『バーバー吉野』『かもめ食堂』に続く、荻上直子監督の新作。僕は『バーバー吉野』は観ているのだが、大評判だった『かもめ食堂』を見落としている。今回の映画はおそらく『かもめ食堂』の延長にあるものだと思うのだが、僕の中で『かもめ食堂』はミッシングリングになっていて、あまりはっきりしたことは言えない。でもまあ同じ人が作っているのだから当然だが、『バーバー吉野』に通じる空気感のようなものもあって、それはそれで荻上監督の個性なのだろうと思う。

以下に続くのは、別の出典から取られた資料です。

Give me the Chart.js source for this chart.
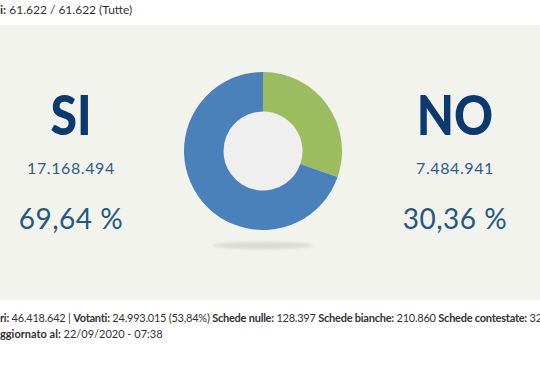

印象を短くまとめるなら、これは婦人雑誌のカラーグラビアページみたいな映画である。きれいな風景があって、小ぎれいにまとまった食卓があり、着ている服も高価ではないがこざっぱりとして清潔。しかしそこに、生活感は皆無なのだ。婦人雑誌は読者に対して、ライフスタイルを提案する。しかしその提案の中に、実際の生活そのものは存在しない。そんな生活感は読者がグラビアページの中に自分自身を投影する際、邪魔っけになるだけだから巧妙に排除されている。台所の汚れも、部屋の隅にうっすらと積もった綿ぼこりも、洗面台にこびりついた水垢も、すべてピカピカに磨かれて人の痕跡は消し去られる。そこにあるのは、住人不在の「おしゃれな生活」だ。

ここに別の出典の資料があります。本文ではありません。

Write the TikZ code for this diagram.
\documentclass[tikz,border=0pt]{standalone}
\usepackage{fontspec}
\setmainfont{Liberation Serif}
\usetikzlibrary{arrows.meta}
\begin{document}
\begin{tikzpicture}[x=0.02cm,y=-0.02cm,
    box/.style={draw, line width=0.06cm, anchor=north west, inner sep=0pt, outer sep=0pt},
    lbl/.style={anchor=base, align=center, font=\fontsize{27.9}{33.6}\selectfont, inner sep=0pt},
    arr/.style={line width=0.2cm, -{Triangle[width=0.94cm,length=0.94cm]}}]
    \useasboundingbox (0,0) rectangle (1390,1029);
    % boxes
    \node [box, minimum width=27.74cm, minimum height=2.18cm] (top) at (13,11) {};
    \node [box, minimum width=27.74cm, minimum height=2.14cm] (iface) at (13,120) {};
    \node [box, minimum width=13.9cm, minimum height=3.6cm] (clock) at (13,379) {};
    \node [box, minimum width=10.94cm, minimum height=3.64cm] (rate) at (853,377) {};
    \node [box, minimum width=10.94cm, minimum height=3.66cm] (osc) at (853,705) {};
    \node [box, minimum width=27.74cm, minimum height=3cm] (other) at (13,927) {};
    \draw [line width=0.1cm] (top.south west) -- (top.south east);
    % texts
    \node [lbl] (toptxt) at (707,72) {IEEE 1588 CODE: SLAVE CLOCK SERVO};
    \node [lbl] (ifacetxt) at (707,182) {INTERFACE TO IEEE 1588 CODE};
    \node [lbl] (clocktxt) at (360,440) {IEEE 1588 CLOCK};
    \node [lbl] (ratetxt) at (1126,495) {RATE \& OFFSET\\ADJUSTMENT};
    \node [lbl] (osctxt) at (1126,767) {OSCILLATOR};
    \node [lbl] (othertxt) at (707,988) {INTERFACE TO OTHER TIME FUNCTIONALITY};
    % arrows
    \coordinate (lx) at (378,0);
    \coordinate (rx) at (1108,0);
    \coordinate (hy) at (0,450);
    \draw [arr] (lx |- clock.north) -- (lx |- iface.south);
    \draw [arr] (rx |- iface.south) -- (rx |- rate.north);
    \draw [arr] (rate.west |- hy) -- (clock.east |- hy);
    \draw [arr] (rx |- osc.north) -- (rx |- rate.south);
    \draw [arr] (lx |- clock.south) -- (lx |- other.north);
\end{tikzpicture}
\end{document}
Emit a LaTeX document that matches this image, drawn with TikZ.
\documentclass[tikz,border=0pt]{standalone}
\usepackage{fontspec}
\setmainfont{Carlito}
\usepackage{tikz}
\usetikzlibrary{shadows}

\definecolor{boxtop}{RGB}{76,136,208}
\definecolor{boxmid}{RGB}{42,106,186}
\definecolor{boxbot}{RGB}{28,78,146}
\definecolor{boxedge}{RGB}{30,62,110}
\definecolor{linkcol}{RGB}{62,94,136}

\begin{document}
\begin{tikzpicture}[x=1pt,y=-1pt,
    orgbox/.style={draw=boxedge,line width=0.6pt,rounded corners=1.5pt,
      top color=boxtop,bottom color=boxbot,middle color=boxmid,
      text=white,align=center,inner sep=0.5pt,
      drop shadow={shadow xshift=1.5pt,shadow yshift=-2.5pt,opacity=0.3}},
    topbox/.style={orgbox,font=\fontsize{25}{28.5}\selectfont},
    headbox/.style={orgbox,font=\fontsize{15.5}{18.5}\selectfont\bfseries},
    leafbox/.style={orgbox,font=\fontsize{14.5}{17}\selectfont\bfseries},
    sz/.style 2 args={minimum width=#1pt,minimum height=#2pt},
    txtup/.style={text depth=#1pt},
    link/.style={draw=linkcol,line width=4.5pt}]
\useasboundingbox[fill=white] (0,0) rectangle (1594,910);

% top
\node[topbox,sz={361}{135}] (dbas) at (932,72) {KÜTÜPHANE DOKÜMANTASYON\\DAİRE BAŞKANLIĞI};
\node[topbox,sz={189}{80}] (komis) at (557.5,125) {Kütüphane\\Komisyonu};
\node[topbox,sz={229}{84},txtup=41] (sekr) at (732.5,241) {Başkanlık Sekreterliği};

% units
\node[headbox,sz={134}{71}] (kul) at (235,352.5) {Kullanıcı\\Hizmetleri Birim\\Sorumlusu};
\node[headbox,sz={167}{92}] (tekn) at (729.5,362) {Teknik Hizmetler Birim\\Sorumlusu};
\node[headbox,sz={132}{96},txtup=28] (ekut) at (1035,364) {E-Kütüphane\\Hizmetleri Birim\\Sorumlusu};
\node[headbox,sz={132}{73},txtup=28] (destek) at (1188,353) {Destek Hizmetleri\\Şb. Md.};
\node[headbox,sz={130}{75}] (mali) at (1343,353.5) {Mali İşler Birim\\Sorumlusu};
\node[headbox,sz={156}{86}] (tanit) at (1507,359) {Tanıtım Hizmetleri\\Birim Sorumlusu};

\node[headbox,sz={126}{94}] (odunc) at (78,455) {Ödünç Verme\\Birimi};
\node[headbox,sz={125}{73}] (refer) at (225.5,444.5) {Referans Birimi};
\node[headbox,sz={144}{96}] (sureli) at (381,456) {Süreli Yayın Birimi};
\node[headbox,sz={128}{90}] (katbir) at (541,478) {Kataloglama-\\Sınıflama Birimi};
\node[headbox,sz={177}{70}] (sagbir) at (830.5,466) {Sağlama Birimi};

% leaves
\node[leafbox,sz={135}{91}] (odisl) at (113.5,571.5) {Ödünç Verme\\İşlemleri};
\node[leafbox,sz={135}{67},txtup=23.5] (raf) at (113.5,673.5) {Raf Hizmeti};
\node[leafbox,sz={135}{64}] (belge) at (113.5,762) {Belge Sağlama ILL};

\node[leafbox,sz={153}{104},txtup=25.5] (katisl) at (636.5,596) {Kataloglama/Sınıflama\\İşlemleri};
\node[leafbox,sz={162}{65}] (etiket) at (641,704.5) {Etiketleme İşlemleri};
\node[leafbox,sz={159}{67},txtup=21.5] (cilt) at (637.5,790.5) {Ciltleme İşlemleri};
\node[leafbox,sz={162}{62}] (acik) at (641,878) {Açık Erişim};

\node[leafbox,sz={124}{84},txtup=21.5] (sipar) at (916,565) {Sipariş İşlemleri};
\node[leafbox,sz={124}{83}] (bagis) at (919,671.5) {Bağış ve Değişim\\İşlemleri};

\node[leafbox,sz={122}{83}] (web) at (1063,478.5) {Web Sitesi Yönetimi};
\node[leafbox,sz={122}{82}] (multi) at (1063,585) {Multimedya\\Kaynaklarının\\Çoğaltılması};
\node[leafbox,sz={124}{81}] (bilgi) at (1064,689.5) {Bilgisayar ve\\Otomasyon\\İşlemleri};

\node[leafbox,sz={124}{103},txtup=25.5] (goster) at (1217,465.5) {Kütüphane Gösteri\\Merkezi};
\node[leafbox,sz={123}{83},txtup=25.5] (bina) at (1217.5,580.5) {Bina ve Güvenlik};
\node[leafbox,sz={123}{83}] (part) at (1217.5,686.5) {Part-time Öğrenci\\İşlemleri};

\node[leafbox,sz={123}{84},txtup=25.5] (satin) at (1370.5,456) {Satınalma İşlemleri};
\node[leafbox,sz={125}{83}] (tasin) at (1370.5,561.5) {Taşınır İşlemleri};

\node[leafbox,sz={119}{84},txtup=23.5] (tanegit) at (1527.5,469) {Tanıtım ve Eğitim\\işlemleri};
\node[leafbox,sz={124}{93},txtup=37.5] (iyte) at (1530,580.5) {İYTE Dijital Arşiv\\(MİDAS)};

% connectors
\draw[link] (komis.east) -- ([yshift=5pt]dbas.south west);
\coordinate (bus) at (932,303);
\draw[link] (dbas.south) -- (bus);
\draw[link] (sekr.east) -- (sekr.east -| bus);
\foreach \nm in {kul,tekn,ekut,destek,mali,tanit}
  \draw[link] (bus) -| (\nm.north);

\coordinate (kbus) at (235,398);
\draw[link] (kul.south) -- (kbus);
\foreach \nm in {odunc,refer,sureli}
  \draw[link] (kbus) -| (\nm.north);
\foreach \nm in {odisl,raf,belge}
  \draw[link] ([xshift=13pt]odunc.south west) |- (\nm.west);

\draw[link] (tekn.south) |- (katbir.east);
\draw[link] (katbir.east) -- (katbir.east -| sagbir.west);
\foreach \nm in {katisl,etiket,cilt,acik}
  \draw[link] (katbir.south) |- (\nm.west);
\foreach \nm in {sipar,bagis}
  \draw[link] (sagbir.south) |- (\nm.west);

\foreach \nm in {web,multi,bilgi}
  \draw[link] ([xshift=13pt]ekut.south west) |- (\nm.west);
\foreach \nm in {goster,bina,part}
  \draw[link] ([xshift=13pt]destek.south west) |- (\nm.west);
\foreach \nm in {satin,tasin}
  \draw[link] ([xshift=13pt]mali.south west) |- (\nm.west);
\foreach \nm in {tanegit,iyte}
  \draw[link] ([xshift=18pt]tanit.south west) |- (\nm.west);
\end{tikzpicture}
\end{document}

『めがね』という映画を観た人はおそらく、自分も何のあてもなく南の島にぶらりと旅して、きれいな海を眺めながらかき氷を食べたり、砂浜の上で朝の体操をするのも悪くないなぁ……という気持ちになるだろう。でもこの映画に登場するような場所なんて、そもそもこの地球上のどこにも存在しないのだ。例えばこの映画には、「お金」というものが登場しない。「仕事」というものも、あるのかないのかわからない。それらは言葉としては登場しても、実体としては映画の中から排除されているのだ。客を取る気がまったく見えない民宿ハマダは、宿泊料金がいくらなんだかわからない。もたいまさこはかき氷の対価を現金では受け取らない。市川実日子は学校をさぼってばかりいる。この映画の中には、何もすることがない永遠の「余暇」だけがあり、誰も生産的な「仕事」をしていない。

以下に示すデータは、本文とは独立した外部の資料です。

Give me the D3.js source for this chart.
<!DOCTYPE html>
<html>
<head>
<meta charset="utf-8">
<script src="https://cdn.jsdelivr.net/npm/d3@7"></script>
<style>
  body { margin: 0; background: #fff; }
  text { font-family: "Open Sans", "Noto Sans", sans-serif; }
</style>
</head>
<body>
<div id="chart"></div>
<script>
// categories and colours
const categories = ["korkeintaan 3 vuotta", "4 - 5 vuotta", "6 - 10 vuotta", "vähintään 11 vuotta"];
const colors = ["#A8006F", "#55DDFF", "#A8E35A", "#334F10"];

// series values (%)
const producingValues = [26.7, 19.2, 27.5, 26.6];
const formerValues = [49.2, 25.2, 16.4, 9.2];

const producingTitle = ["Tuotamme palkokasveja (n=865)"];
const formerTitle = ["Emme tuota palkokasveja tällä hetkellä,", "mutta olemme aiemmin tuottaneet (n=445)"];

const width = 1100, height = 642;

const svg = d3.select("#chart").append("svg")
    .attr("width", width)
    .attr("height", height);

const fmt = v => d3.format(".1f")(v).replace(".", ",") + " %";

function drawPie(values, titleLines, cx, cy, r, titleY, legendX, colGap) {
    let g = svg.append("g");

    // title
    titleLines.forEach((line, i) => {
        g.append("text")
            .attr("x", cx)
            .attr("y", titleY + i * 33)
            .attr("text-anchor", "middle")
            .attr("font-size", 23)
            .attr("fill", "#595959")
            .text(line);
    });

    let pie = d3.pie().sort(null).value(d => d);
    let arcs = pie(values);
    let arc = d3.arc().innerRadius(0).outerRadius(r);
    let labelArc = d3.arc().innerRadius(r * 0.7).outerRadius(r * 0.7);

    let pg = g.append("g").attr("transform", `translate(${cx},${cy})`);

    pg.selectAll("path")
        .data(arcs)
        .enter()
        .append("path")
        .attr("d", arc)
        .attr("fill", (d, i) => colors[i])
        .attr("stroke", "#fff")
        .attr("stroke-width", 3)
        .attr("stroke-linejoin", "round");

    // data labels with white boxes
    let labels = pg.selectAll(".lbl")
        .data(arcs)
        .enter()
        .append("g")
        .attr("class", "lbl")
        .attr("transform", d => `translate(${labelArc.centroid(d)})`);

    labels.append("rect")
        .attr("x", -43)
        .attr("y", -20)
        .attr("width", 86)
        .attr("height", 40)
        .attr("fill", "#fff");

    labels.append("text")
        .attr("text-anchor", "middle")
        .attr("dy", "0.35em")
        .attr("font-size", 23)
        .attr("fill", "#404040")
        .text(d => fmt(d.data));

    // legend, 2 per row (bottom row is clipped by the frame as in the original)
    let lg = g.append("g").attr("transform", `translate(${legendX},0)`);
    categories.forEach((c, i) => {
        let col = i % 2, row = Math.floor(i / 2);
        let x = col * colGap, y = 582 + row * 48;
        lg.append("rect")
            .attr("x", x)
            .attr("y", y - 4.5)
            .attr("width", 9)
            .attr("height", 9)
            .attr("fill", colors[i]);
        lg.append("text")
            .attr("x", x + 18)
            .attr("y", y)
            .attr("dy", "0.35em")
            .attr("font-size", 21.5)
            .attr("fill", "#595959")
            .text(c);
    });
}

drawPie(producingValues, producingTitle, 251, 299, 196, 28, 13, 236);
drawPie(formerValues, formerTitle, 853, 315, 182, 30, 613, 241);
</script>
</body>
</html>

この映画には「生活」が描かれていないので、そこに切実なドラマは生まれようがない。雑誌のグラビアページには、登場する小物や衣装がどこで購入できるかという「情報」があるが、この映画は雑誌のグラビア風に出来ているものの、そうした「情報」は皆無だ。生活もなく、情報もないこの映画は、存在そのものが「余暇」みたいなものだ。つまりこの映画自体が、何ら生産的な「仕事」をしていないとも言える。
もちろんそういう映画があってもいいし、この映画はそれを十分承知した上で、仕事をしない余暇の映画を作っている。この映画が好きになる人は、その余暇のとりこになって、この映画に居着いてしまうことだろう。小林聡美が演じたヒロインのように……。